Return the lines below exactly, from the first line to the line that contains "from matplotlib.colors import". Leave out pictures.

→ **Data section**
--

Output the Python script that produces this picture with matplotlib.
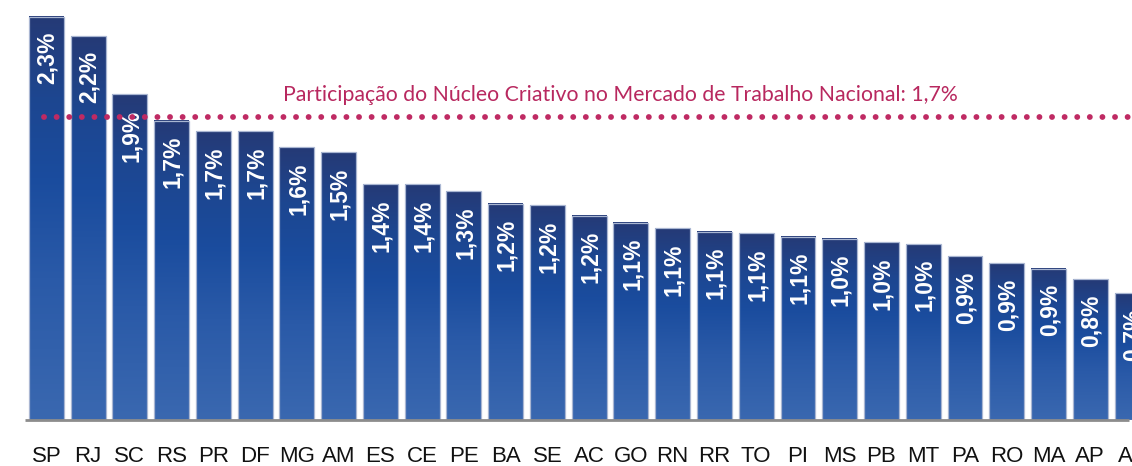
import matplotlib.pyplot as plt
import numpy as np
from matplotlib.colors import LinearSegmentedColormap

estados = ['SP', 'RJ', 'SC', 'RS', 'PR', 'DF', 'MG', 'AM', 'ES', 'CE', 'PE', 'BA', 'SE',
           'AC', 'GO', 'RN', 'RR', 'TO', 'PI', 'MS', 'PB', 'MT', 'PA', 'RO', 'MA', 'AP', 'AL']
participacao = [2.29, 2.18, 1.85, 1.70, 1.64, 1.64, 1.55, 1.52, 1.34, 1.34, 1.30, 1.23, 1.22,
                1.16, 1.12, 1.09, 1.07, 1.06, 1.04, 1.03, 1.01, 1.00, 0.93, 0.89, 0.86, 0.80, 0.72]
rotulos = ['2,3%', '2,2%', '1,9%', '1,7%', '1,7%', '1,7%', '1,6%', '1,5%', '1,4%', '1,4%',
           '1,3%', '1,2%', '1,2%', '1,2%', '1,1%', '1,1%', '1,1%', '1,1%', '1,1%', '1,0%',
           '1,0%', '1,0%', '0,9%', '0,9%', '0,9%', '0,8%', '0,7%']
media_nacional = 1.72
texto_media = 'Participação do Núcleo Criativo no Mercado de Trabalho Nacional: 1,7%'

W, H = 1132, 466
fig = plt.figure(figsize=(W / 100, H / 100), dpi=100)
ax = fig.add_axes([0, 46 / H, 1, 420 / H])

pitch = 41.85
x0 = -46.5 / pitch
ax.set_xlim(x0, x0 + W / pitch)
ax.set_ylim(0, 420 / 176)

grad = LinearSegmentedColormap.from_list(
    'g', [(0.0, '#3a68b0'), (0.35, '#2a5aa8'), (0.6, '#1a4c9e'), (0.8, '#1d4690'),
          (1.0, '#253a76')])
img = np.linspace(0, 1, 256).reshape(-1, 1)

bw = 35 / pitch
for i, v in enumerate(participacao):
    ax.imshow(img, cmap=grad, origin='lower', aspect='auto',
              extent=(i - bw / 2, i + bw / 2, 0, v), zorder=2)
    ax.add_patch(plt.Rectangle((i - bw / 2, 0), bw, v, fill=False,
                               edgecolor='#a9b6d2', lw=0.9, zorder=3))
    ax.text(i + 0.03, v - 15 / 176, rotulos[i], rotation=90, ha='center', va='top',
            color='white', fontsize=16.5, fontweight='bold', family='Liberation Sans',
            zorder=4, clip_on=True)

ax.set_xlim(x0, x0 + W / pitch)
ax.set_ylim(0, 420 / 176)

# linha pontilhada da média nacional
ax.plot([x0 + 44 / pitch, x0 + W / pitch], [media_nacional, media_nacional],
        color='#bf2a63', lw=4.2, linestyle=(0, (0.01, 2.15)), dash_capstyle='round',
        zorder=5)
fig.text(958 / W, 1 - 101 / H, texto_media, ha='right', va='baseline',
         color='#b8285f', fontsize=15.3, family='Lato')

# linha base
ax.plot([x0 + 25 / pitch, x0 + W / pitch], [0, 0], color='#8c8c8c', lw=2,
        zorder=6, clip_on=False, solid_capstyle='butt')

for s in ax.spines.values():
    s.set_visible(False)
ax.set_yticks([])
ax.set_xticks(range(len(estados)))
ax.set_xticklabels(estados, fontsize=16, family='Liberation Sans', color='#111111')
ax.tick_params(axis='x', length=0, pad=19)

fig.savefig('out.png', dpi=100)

--

→ **Task solution**
Output the Python script that produces this picture with matplotlib.
import matplotlib.pyplot as plt
import numpy as np
from matplotlib.colors import LinearSegmentedColormap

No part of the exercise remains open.